(disclaimer: I cannot type well today: my right hand is fractured!)
Contrary to the advice to use a non-parametric test in other answers, you should consider that for extremely small sample sizes those methods are not very useful. It is easy to understand why: in studies with extremely small size, no difference between groups can be established unless a big effect size if observed. Non-parametric methods, however, do not care for the magnitude of the difference between the groups. Thus even if the difference between the two groups is huge, with a tiny sample size a non-parametric test will always fail to reject the null hypothesis.
Consider this example: two groups, normal distribution, same variance. Group 1: average 1.0, 7 samples. Group 2: average 5, 2 samples. There is a big difference between the averages.
wilcox.test(rnorm(7, 1), rnorm(2, 5))
Wilcoxon rank sum test
data: rnorm(7, 1) and rnorm(2, 5)
W = 0, p-value = 0.05556
The computed p-value is 0.05556 which does not reject the null hypothesis (at 0.05).
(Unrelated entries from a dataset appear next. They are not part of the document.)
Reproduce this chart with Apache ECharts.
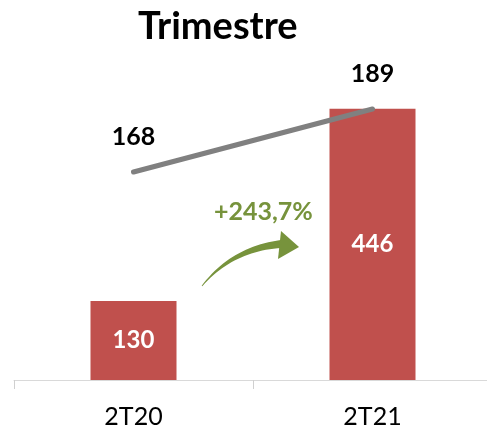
<!DOCTYPE html>
<html>
<head>
<meta charset="utf-8">
<script src="https://cdn.jsdelivr.net/npm/echarts@6/dist/echarts.min.js"></script>
<style>
  html, body { margin: 0; padding: 0; background: #fff; }
  #chart { width: 487px; height: 431px; }
</style>
</head>
<body>
<div id="chart"></div>
<script>
// 数据
const categories = ['2T20', '2T21'];
const barValues = [130, 446];
const lineValues = [168, 189];
const growthLabel = '+243,7%';

const FONT = 'Lato';
const GREEN = '#77933C';

// 箭头形状（弯曲、由细到粗）
function arrowPoints() {
  const p0 = [202, 286], p1 = [232, 249], p2 = [281, 244];
  const upper = [], lower = [];
  const n = 24;
  for (let i = 0; i <= n; i++) {
    const t = i / n;
    const x = (1 - t) * (1 - t) * p0[0] + 2 * (1 - t) * t * p1[0] + t * t * p2[0];
    const y = (1 - t) * (1 - t) * p0[1] + 2 * (1 - t) * t * p1[1] + t * t * p2[1];
    const dx = 2 * (1 - t) * (p1[0] - p0[0]) + 2 * t * (p2[0] - p1[0]);
    const dy = 2 * (1 - t) * (p1[1] - p0[1]) + 2 * t * (p2[1] - p1[1]);
    const len = Math.sqrt(dx * dx + dy * dy);
    const w = (0.4 + 3.6 * t);
    const nx = -dy / len, ny = dx / len;
    upper.push([x + nx * w, y + ny * w]);
    lower.push([x - nx * w, y - ny * w]);
  }
  return upper.concat(lower.reverse());
}

const myChart = echarts.init(document.getElementById('chart'));

const option = {
  animation: false,
  title: {
    text: 'Trimestre',
    left: 133,
    top: 3,
    textStyle: { fontFamily: FONT, fontSize: 38, fontWeight: 'bold', color: '#000' }
  },
  grid: { left: 14, width: 478, top: 76, bottom: 51, containLabel: false, outerBoundsMode: 'none' },
  xAxis: {
    type: 'category',
    data: categories,
    axisLine: { lineStyle: { color: '#d9d9d9', width: 1 } },
    axisTick: { show: true, length: 9, lineStyle: { color: '#d0d0d0', width: 1 } },
    axisLabel: { fontFamily: FONT, fontSize: 25, color: '#000', margin: 24 }
  },
  yAxis: [
    { type: 'value', min: 0, max: 500, show: false, splitLine: { show: false } },
    { type: 'value', min: 98.67, max: 200, show: false, splitLine: { show: false } }
  ],
  series: [
    {
      type: 'bar',
      data: barValues,
      barWidth: 86,
      itemStyle: { color: '#C0504D' },
      label: {
        show: true,
        position: 'inside',
        fontFamily: FONT,
        fontSize: 24,
        fontWeight: 'bold',
        color: '#fff'
      }
    },
    {
      type: 'line',
      yAxisIndex: 1,
      data: lineValues,
      symbol: 'circle',
      symbolSize: 1,
      showSymbol: true,
      itemStyle: { color: 'rgba(0,0,0,0)' },
      lineStyle: { color: '#808080', width: 5, cap: 'round' },
      label: {
        show: true,
        position: 'top',
        distance: 22,
        fontFamily: FONT,
        fontSize: 25,
        fontWeight: 'bold',
        color: '#000'
      },
      z: 3
    }
  ],
  graphic: [
    {
      type: 'polygon',
      shape: { points: arrowPoints() },
      style: { fill: GREEN },
      z: 10
    },
    {
      type: 'polygon',
      shape: { points: [[281, 231], [299, 247], [278, 259]] },
      style: { fill: GREEN },
      z: 10
    },
    {
      type: 'text',
      left: 214,
      top: 199,
      style: {
        text: growthLabel,
        fontFamily: FONT,
        fontSize: 25,
        fontWeight: 'bold',
        fill: GREEN
      },
      z: 10
    }
  ]
};

myChart.setOption(option);
</script>
</body>
</html>
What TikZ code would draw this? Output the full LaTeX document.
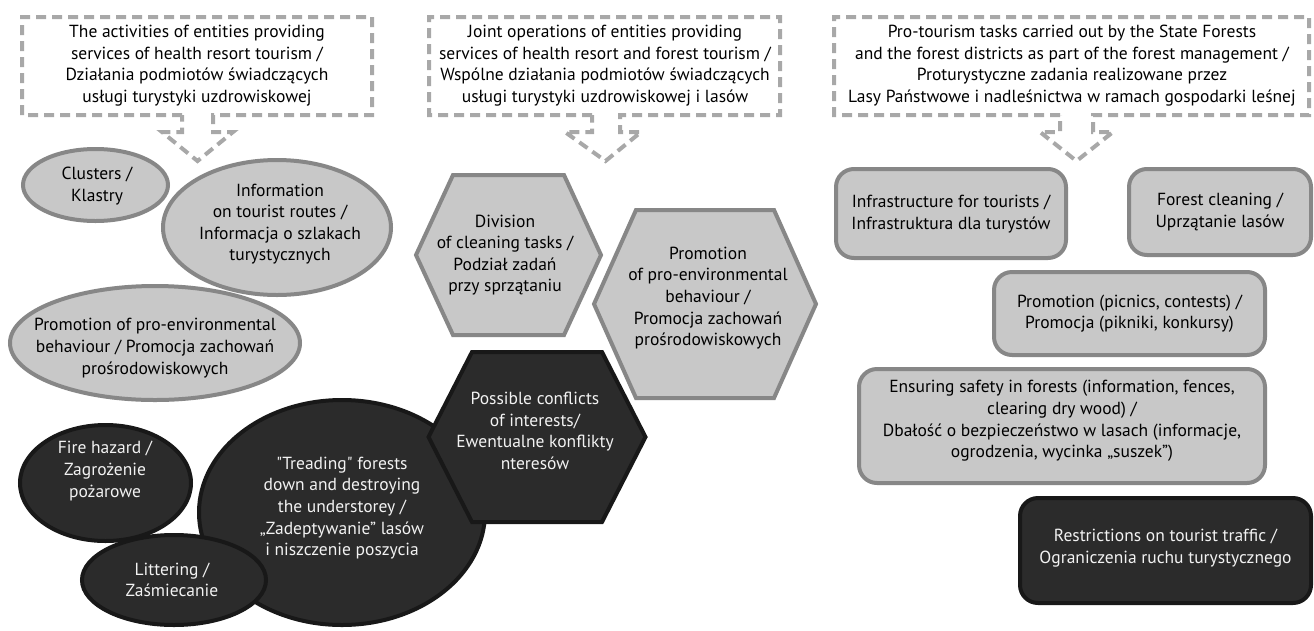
\documentclass[tikz,border=0pt]{standalone}
\usepackage{fontspec}
\setmainfont{PT Sans}
\usetikzlibrary{shapes.geometric,calc}
\definecolor{lfill}{HTML}{C8C8C8}
\definecolor{lline}{HTML}{878787}
\definecolor{dfill}{HTML}{2B2B2B}
\definecolor{dline}{HTML}{181818}
\definecolor{dashc}{HTML}{A8A8A8}
\definecolor{dtext}{HTML}{F2F2F2}
\tikzset{
  txt/.style={font=\fontsize{17.5}{21.6}\selectfont, align=center, inner sep=0pt},
  dtxt/.style={txt, text=dtext},
  lightell/.style={ellipse, draw=lline, fill=lfill, line width=4pt, inner sep=0pt},
  darkell/.style={ellipse, draw=dline, fill=dfill, line width=4pt, inner sep=0pt},
  lightbox/.style={rectangle, rounded corners=18pt, draw=lline, fill=lfill, line width=4pt, inner sep=0pt},
  darkbox/.style={rectangle, rounded corners=18pt, draw=dline, fill=dfill, line width=4pt, inner sep=0pt},
  lighthex/.style={draw=lline, fill=lfill, line width=4pt, line join=miter},
  darkhex/.style={draw=dline, fill=dfill, line width=4pt, line join=miter},
  callout/.style={draw=dashc, line width=4pt, dash pattern=on 10pt off 6pt},
}
% hexagon: #1 name, #2 cx, #3 cy, #4 half width, #5 half top edge, #6 half height, #7 style
\newcommand{\myhex}[7]{%
  \coordinate (#1) at (#2,#3);
  \draw[#7] ($(#1)+(-#4,0)$) -- ($(#1)+(-#5,-#6)$) -- ($(#1)+(#5,-#6)$) --
    ($(#1)+(#4,0)$) -- ($(#1)+(#5,#6)$) -- ($(#1)+(-#5,#6)$) -- cycle;}
\begin{document}
\begin{tikzpicture}[x=1pt,y=-1pt]
\useasboundingbox (0,0) rectangle (1314,630);
\fill[white] (0,0) rectangle (1314,630);

% ---- callouts
\coordinate (t1) at (197.5,161);
\draw[callout] (182,115) -- (22,115) -- (22,17) -- (372,17) -- (372,115) -- (213,115)
  -- (213,132) -- (233,132) -- (t1) -- (162,132) -- (182,132) -- cycle;
\node[txt] (c1) at (197,65.5) {The activities of entities providing\\services of health resort tourism /\\Działania podmiotów świadczących\\usługi turystyki uzdrowiskowej};

\coordinate (t2) at (605.5,161);
\draw[callout] (592,115) -- (429,115) -- (429,17) -- (780,17) -- (780,115) -- (620,115)
  -- (620,132) -- (641,132) -- (t2) -- (565,132) -- (592,132) -- cycle;
\node[txt] (c2) at (605,65.5) {Joint operations of entities providing\\services of health resort and forest tourism /\\Wspólne działania podmiotów świadczących\\usługi turystyki uzdrowiskowej i lasów};

\coordinate (t3) at (1076.5,161);
\draw[callout] (1060,115) -- (834,115) -- (834,17) -- (1309,17) -- (1309,115) -- (1093,115)
  -- (1093,132) -- (1113,132) -- (t3) -- (1040,132) -- (1060,132) -- cycle;
\node[txt] (c3) at (1072,65.5) {Pro-tourism tasks carried out by the State Forests\\and the forest districts as part of the forest management /\\Proturystyczne zadania realizowane przez\\Lasy Państwowe i nadleśnictwa w ramach gospodarki leśnej};

% ---- light ellipses
\node[lightell, minimum width=145pt, minimum height=72pt] (clu) at (95.5,185) {};
\node[txt] (clu-t) at (97,186) {Clusters /\\Klastry};
\node[lightell, minimum width=290pt, minimum height=114pt] (pro) at (155,343) {};
\node[txt] (pro-t) at (155,348) {Promotion of pro-environmental\\behaviour / Promocja zachowań\\prośrodowiskowych};
\node[lightell, minimum width=228pt, minimum height=135pt] (inf) at (277,227.5) {};
\node[txt] (inf-t) at (280,224) {Information\\on tourist routes /\\Informacja o szlakach\\turystycznych};

% ---- dark ellipses
\node[darkell, minimum width=171pt, minimum height=116pt] (fir) at (105.5,483) {};
\node[dtxt] (fir-t) at (105,471) {Fire hazard /\\Zagrożenie\\pożarowe};
\node[darkell, minimum width=286pt, minimum height=225pt] (tre) at (342,512.5) {};
\node[dtxt] (tre-t) at (342,508) {\textquotedbl Treading\textquotedbl{} forests\\down and destroying\\the understorey /\\„Zadeptywanie” lasów\\i niszczenie poszycia};
\node[darkell, minimum width=184pt, minimum height=90pt] (lit) at (174,580) {};
\node[dtxt] (lit-t) at (172,580) {Littering /\\Zaśmiecanie};

% ---- hexagons
\myhex{hd}{508.5}{255}{92.5}{55.5}{80}{lighthex}
\node[txt] (hd-t) at (505,255) {Division\\of cleaning tasks /\\Podział zadań\\przy sprzątaniu};
\myhex{hp}{705}{304}{111}{69}{94}{lighthex}
\node[txt] (hp-t) at (708,298) {Promotion\\of pro-environmental\\behaviour /\\Promocja zachowań\\prośrodowiskowych};
\myhex{hc}{537}{437}{108.5}{65}{85}{darkhex}
\node[dtxt] (hc-t) at (535,431) {Possible conflicts\\of interests/\\Ewentualne konflikty\\nteresów};

% ---- rounded boxes
\node[lightbox, minimum width=230pt, minimum height=89pt] (infr) at (951,213.5) {};
\node[txt] (infr-t) at (951,214) {Infrastructure for tourists /\\Infrastruktura dla turystów};
\node[lightbox, minimum width=182pt, minimum height=86pt] (for) at (1220,212) {};
\node[txt] (for-t) at (1220,212) {Forest cleaning /\\Uprzątanie lasów};
\node[lightbox, minimum width=271pt, minimum height=83pt] (pic) at (1129.5,313.5) {};
\node[txt] (pic-t) at (1129.5,313.5) {Promotion (picnics, contests) /\\Promocja (pikniki, konkursy)};
\node[lightbox, minimum width=406pt, minimum height=114pt] (ens) at (1062,426) {};
\node[txt] (ens-t) at (1062,421) {Ensuring safety in forests (information, fences,\\clearing dry wood) /\\Dbałość o bezpieczeństwo w lasach (informacje,\\ogrodzenia, wycinka „suszek”)};
\node[darkbox, minimum width=291pt, minimum height=105pt] (res) at (1165.5,550.5) {};
\node[dtxt] (res-t) at (1165.5,548) {Restrictions on tourist traffic /\\Ograniczenia ruchu turystycznego};
\end{tikzpicture}
\end{document}
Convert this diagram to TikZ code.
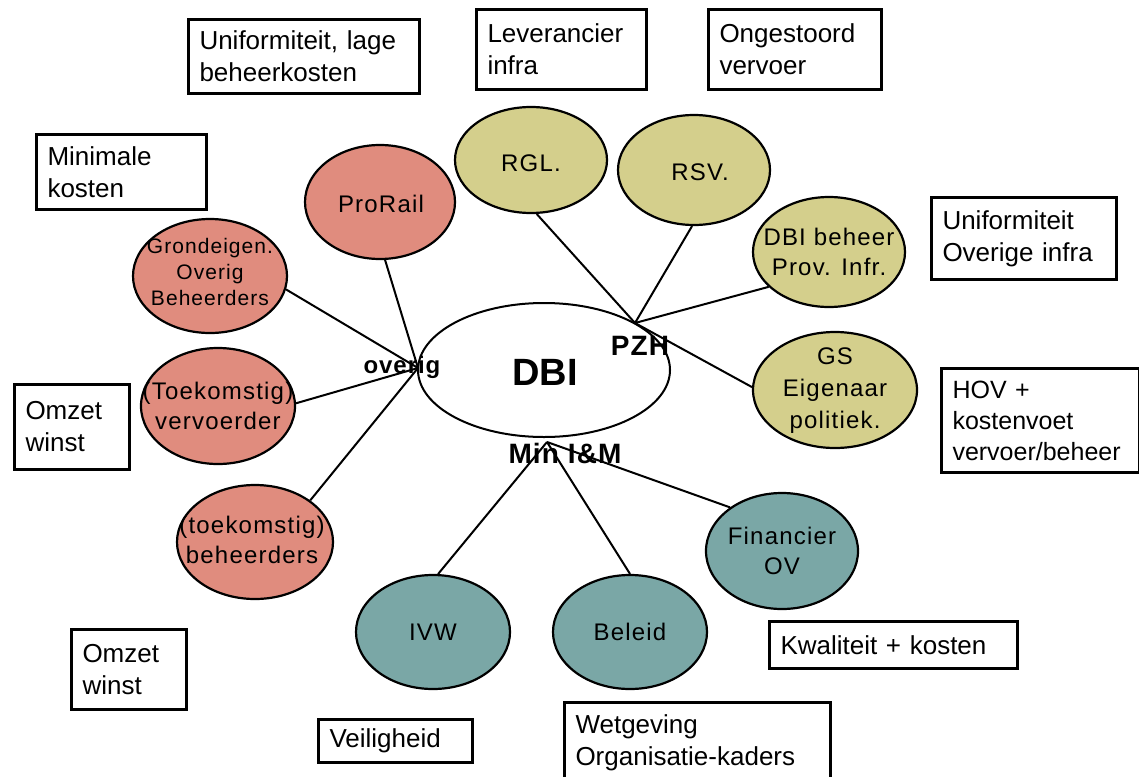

Now, even if you increase the distance between the two means by a factor of 10, you will get the same p-value:
wilcox.test(rnorm(7, 1), rnorm(2, 50))
Wilcoxon rank sum test
data: rnorm(7, 1) and rnorm(2, 50)
W = 0, p-value = 0.05556
Now I invite you to repeat the same simulation with t-test and observe the p-values in the case of large (average 5 vs 1) and huge (average 50 vs 1) differences.